----- Source records
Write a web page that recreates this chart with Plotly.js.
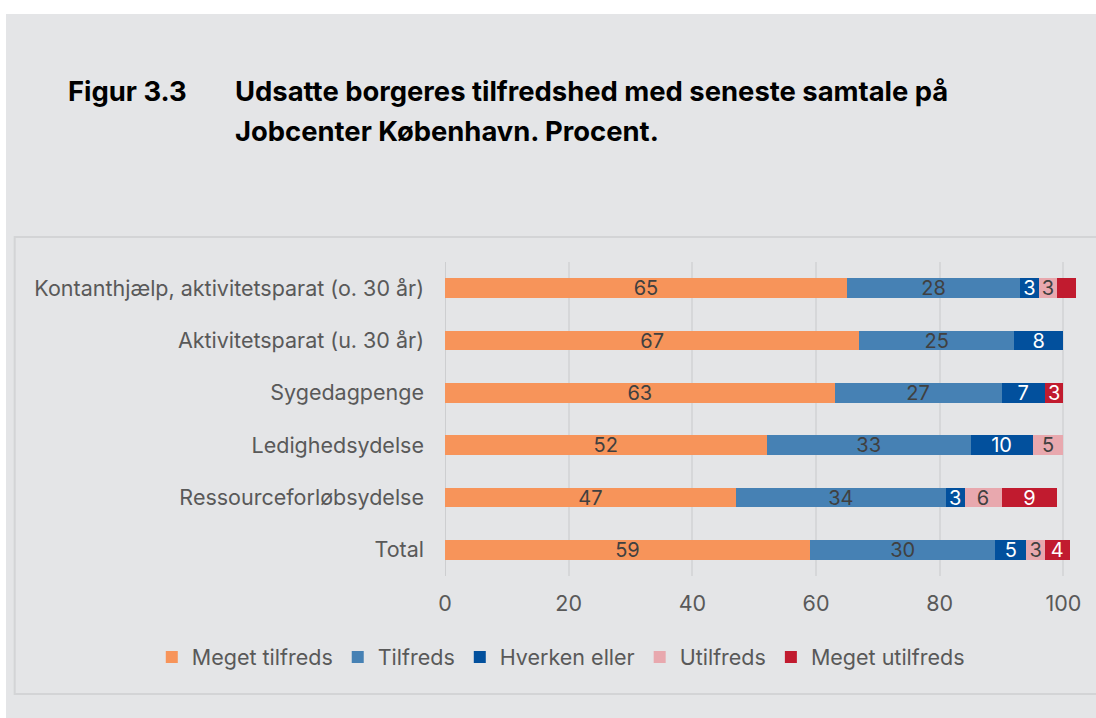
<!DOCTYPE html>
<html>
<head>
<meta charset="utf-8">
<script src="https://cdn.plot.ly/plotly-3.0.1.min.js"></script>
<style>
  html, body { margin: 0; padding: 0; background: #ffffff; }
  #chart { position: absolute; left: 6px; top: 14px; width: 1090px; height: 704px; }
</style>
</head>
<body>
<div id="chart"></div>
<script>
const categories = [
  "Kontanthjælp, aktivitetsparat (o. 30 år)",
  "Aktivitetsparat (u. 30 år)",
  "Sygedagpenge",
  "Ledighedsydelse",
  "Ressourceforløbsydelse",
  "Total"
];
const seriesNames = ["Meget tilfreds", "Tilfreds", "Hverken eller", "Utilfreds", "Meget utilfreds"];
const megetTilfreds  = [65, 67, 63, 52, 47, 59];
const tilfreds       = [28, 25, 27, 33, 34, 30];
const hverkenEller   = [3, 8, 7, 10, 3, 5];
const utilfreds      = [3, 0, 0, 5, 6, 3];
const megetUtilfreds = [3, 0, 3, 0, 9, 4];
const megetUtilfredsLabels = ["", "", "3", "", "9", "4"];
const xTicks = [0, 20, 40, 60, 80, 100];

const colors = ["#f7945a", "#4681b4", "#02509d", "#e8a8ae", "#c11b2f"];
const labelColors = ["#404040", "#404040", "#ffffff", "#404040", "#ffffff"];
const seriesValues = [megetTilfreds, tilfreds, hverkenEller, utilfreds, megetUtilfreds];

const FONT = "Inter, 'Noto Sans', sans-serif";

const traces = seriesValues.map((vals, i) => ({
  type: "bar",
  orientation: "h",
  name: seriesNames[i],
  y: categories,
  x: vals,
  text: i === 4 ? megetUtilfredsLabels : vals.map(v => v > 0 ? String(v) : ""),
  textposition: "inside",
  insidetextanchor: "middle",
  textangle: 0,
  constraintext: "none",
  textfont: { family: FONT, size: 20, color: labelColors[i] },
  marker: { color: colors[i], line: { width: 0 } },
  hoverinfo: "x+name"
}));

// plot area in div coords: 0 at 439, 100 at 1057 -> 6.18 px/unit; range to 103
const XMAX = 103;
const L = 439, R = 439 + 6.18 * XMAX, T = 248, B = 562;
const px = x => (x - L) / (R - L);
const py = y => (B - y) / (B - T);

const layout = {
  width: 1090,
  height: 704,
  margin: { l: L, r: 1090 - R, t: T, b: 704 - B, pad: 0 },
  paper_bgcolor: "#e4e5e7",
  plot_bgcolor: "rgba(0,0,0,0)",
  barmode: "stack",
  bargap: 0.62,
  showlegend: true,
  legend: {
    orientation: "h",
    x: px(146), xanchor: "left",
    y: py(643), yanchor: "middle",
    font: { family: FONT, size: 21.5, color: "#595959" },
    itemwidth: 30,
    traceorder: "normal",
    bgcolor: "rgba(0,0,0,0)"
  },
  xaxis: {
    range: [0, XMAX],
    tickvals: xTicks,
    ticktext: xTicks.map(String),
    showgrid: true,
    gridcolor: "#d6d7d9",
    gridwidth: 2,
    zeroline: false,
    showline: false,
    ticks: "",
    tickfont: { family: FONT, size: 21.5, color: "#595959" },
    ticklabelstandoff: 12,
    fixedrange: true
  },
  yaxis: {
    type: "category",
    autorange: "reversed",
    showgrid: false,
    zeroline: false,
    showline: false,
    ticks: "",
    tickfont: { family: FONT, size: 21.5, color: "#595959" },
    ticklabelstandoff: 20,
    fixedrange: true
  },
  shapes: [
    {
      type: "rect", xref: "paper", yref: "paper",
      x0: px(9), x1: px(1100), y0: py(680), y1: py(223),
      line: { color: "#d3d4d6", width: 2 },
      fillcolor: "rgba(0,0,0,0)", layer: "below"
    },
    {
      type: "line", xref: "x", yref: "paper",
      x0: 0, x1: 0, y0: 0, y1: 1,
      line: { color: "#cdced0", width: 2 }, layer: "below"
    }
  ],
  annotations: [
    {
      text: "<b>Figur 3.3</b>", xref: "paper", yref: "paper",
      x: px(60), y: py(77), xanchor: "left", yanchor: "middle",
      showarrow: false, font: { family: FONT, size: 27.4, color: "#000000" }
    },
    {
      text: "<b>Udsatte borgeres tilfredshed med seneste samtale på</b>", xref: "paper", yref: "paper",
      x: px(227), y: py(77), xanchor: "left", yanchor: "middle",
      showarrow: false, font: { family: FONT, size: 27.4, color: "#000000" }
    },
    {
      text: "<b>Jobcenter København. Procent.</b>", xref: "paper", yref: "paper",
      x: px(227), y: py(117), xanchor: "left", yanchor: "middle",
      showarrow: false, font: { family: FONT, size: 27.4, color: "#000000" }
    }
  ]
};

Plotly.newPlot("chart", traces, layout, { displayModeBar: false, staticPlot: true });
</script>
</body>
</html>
----------
----- Source records
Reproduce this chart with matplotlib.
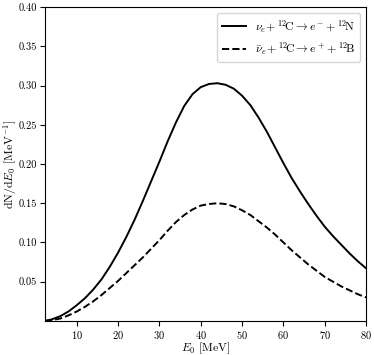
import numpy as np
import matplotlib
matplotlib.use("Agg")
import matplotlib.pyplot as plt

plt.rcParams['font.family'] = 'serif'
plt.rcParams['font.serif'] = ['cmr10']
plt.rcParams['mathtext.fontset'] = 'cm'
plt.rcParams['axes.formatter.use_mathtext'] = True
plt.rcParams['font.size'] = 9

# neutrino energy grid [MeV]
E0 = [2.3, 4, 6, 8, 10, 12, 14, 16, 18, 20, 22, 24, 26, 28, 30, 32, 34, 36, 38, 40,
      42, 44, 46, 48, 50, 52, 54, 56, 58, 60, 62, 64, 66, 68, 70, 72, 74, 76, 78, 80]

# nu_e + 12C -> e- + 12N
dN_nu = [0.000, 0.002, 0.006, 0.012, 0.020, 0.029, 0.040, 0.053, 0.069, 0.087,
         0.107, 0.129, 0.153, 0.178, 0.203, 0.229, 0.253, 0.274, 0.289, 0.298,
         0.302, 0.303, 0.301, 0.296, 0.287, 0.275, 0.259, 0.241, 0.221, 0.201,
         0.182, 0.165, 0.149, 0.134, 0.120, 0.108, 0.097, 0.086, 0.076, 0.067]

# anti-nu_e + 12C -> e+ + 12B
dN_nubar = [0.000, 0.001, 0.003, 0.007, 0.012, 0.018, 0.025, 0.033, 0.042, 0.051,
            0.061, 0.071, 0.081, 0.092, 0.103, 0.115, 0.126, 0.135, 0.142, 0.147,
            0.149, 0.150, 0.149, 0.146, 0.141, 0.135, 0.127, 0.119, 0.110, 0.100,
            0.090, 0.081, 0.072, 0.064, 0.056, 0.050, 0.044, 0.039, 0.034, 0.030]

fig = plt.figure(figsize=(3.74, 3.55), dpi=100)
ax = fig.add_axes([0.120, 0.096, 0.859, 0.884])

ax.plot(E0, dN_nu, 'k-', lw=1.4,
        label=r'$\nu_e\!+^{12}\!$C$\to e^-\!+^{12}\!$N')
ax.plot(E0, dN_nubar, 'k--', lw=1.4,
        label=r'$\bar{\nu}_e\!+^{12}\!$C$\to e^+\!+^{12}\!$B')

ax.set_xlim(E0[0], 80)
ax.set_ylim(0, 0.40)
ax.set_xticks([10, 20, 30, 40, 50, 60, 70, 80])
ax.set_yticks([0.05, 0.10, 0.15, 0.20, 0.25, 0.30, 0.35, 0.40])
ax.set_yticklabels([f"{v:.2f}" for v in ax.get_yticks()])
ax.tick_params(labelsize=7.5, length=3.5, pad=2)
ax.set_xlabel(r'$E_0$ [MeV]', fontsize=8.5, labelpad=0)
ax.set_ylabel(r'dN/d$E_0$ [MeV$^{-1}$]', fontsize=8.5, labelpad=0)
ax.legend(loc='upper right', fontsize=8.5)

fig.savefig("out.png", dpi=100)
----------
Exactly and only the lines from the line with "Reproduce this chart with matplotlib." to the line with "import matplotlib.pyplot as plt", both ends included, should be echoed. Do not carry over the pictures.

Written answer:
Reproduce this chart with matplotlib.
import numpy as np
import matplotlib
matplotlib.use("Agg")
import matplotlib.pyplot as plt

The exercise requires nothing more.